Despard Gallery is proud to host Return Of The Great White Hunter, solo exhibition by established Tasmanian printmaker Milan Milojevic.
29 May – 22 June 2024
With a highly celebrated career, Milojevic is recognised as a leading figure in the development and adoption of digital processes within contemporary printmaking. Combining contemporary and historical references with his cross-cultural heritage, Milojevic’s practice collages together imaginary worlds that echo the traditions of European wood block designs along with doctored symbols of native Tasmanian fauna and flora. Brought to life through archival inkjet prints overlayed with traditional printmaking techniques, Milojevic’s work becomes a glossary of an alternate natural history, combining diagrammatic illustration with vibrant colour and poignant symbolism.
In his first solo exhibition with Despard Gallery, MIlojevic presents a new suite of works that critiques the Age of Discovery and the conquest of exotic new worlds during the 18th and 19th Century. This includes engravings and wood cuts that recorded the exploration of Terra Australis Incognita and the destructive cycle of discovery, colonisation and possession.

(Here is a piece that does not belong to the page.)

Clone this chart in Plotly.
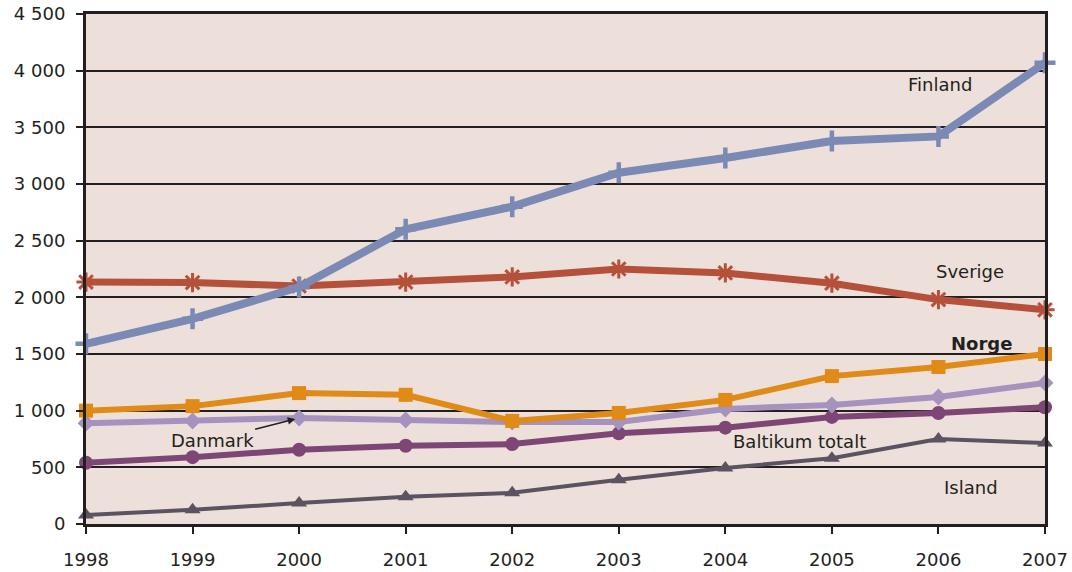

Milan Milojevic is a contemporary artist and printmaker based in nipaluna /Hobart, lutruwita /Tasmania. Milojevic has exhibited extensively nationally and internationally, including solo shows in Brisbane, Melbourne, Sydney, Adelaide, Canberra, Hobart, as well as Dundee and Aberdeen in Scotland. Recent major exhibitions include a solo commission for the Devonport Reginal Gallery in 2020, as well as participating in group shows at the Museum and Art Gallery Northern Territory, Queen Victoria Art Gallery, Launceston and the Art Gallery of Ballarat. His work is held in major public and private collections in Australia and Europe including Artbank, the National Gallery of Australia, Parliament House, Queensland Art Gallery, State Library of Queensland, State Library of NSW, Art Gallery of South Australia, Tasmanian Museum and Art Gallery, the Montrose Academy and the Aberdeen Infirmary, Scotland, and the Bureau of Artistic Exhibitions, Poland.